Les deux catégories fondamentales et permanentes de tout
processus révolutionnaire (sous la dictature du prolétariat comme sous la
domination de la bourgeoisie) sont d'un côté, la classe ouvrière, ses alliés
et leurs mobilisations ; et de l'autre, le parti
Marxiste-Révolutionnaire. Qu'ils existent en permanence ne veut pas dire que
leur degré de développement soit toujours optimum ; il peut par
exemple se produire une grande mobilisation, avec un parti encore incapable
de la diriger. Mais ce sont les seules constantes. Au contraire, les
syndicats, comités d'usine, commissions ouvrières, soviets, etc, apparaissent
et disparaissent selon les pays et les étapes de la lutte de classes. Les
éléments fondamentaux, parti et mobilisation, établissent des médiations à
travers différentes organisations. La fameuse analogie de Trotsky sur les
engrenages des roues dentées ne sert pas seulement pour avant la prise du
pouvoir, mais aussi pour après la prise du pouvoir. Il y dit que le rapport
qui s'établit entre le parti et les masses n'est pas direct, mais qu'il
s'établit à travers des organisations distinctes du parti, plus larges,
massives et intermédiaires (comme les soviets, le comité d'usine ou le
syndicat). Et la forme soviétique, malgré ses immenses avantages, bien
qu'étant la formule organisationnelle la plus dynamique et la plus large pour
le mouvement des masses en lutte, très supérieure au syndicat et au comité
d'usine, n'est rien de plus qu'un engrenage privilégié de ce mouvement, mais
en fin de compte un engrenage. "Les conseils représentent une forme
organisationnelle, et seulement une forme... (souligné
dans l'original), tandis qu'avec le parti révolutionnaire, "il se produit
tout le contraire..., ce n'est en aucune manière une forme"

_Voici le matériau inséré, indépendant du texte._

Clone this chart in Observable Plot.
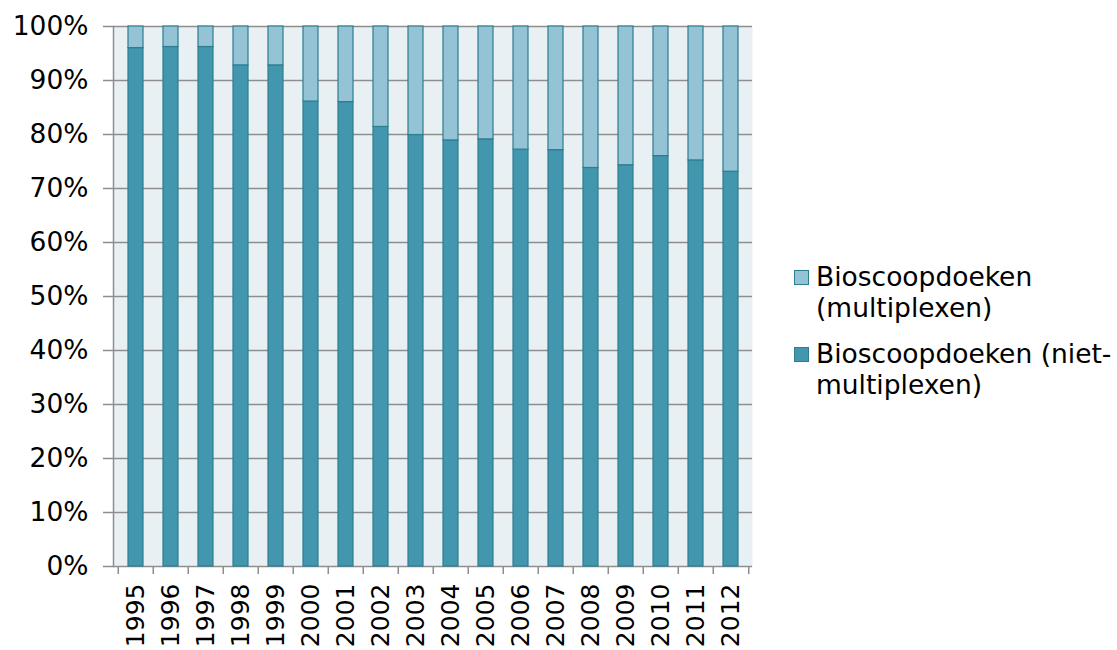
<!DOCTYPE html>
<html>
<head>
<meta charset="utf-8">
<script src="https://cdn.jsdelivr.net/npm/d3@7"></script>
<script src="https://cdn.jsdelivr.net/npm/@observablehq/plot@0.6"></script>
<style>
  body { margin: 0; background: #fff; font-family: "DejaVu Sans", Verdana, sans-serif; }
  #wrap { position: relative; width: 1117px; height: 650px; overflow: hidden; }
  #legend { position: absolute; left: 794px; top: 261px; font-size: 26.5px; color: #000; line-height: 31px; }
  .item { position: relative; padding-left: 22px; margin-bottom: 15px; }
  .sw { position: absolute; left: 0; top: 9px; width: 13px; height: 13px; border: 1px solid #2e7d90; }
</style>
</head>
<body>
<div id="wrap">
  <div id="chart"></div>
  <div id="legend"></div>
</div>
<script>
const years = ["1995","1996","1997","1998","1999","2000","2001","2002","2003","2004","2005","2006","2007","2008","2009","2010","2011","2012"];
const nietMultiplex = [96.0, 96.2, 96.2, 92.8, 92.8, 86.1, 86.0, 81.4, 79.9, 78.9, 79.1, 77.2, 77.1, 73.8, 74.3, 76.0, 75.2, 73.1];
const multiplex = [4.0, 3.8, 3.8, 7.2, 7.2, 13.9, 14.0, 18.6, 20.1, 21.1, 20.9, 22.8, 22.9, 26.2, 25.7, 24.0, 24.8, 26.9];
const seriesNames = ["Bioscoopdoeken (niet-multiplexen)", "Bioscoopdoeken (multiplexen)"];
const seriesColors = ["#4297ae", "#93c3d5"];
const yTicks = [0, 10, 20, 30, 40, 50, 60, 70, 80, 90, 100];

const rows = years.flatMap((yr, i) => [
  {year: yr, series: seriesNames[0], value: nietMultiplex[i]},
  {year: yr, series: seriesNames[1], value: multiplex[i]}
]);

const W = 1117, H = 650, mL = 113, mR = 365, mT = 26, mB = 84;
const step = (W - mL - mR) / years.length;
const grid = "#8e8e8e";
const font = "DejaVu Sans, Verdana, sans-serif";

const chart = Plot.plot({
  width: W, height: H,
  marginLeft: mL, marginRight: mR, marginTop: mT, marginBottom: mB,
  style: {fontFamily: font, fontSize: "26.5px", color: "#000", background: "transparent", overflow: "visible"},
  x: {domain: years, paddingInner: 0.58, paddingOuter: 0.29, label: null},
  y: {domain: [0, 100], label: null},
  color: {domain: seriesNames, range: seriesColors},
  marks: [
    Plot.frame({fill: "#e8f0f4", stroke: null}),
    Plot.ruleY(yTicks, {stroke: grid, strokeWidth: 1.5}),
    Plot.frame({anchor: "left", stroke: grid, strokeWidth: 1.5}),
    Plot.barY(rows, {x: "year", y: "value", fill: "series", order: seriesNames, stroke: "#2e7d90", strokeWidth: 1.2}),
    Plot.axisY({ticks: yTicks, tickFormat: d => d + "%", tickSize: 10, tickPadding: 15, stroke: grid, strokeWidth: 1.5, fontSize: 26.5, label: null}),
    Plot.axisX({tickSize: 8, tickFormat: () => "", dx: -step / 2, stroke: grid, strokeWidth: 1.5, label: null}),
    Plot.axisX({ticks: [years[years.length - 1]], tickSize: 8, tickFormat: () => "", dx: step / 2, stroke: grid, strokeWidth: 1.5, label: null}),
    Plot.axisX({tickSize: 0, tickRotate: -90, tickPadding: 17, fontSize: 25, label: null})
  ]
});
document.getElementById("chart").appendChild(chart);

const legendItems = [
  {name: seriesNames[1], color: seriesColors[1], lines: ["Bioscoopdoeken", "(multiplexen)"]},
  {name: seriesNames[0], color: seriesColors[0], lines: ["Bioscoopdoeken (niet-", "multiplexen)"]}
];
const legend = document.getElementById("legend");
for (const it of legendItems) {
  const d = document.createElement("div");
  d.className = "item";
  const sw = document.createElement("span");
  sw.className = "sw";
  sw.style.background = it.color;
  d.appendChild(sw);
  it.lines.forEach((l, i) => {
    if (i) d.appendChild(document.createElement("br"));
    d.appendChild(document.createTextNode(l));
  });
  legend.appendChild(d);
}
</script>
</body>
</html>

(Trotsky, 1935) [7]. Dit d'une autre manière,
ce sont les travailleurs mobilisés d'une manière révolutionnaire et leurs
organisations de masse qui font la révolution, mais le parti révolutionnaire
occupe le pouvoir et la direction. Une fois au pouvoir, le Parti utilise les
engrenages organisationnels les mieux adaptés à chaque étape de la lutte de
classes, - sans faire un fétiche d'aucun d'entre eux -,
que ce soient des soviets, des comités d'usine, des comités d'ouvriers
sans parti, des armées rouges, des syndicats ; il fera ce qu'ont
fait Lénine et Trotsky lors des premières années de la Révolution d'octobre
pour faciliter et organiser la mobilisation permanente des masses russes.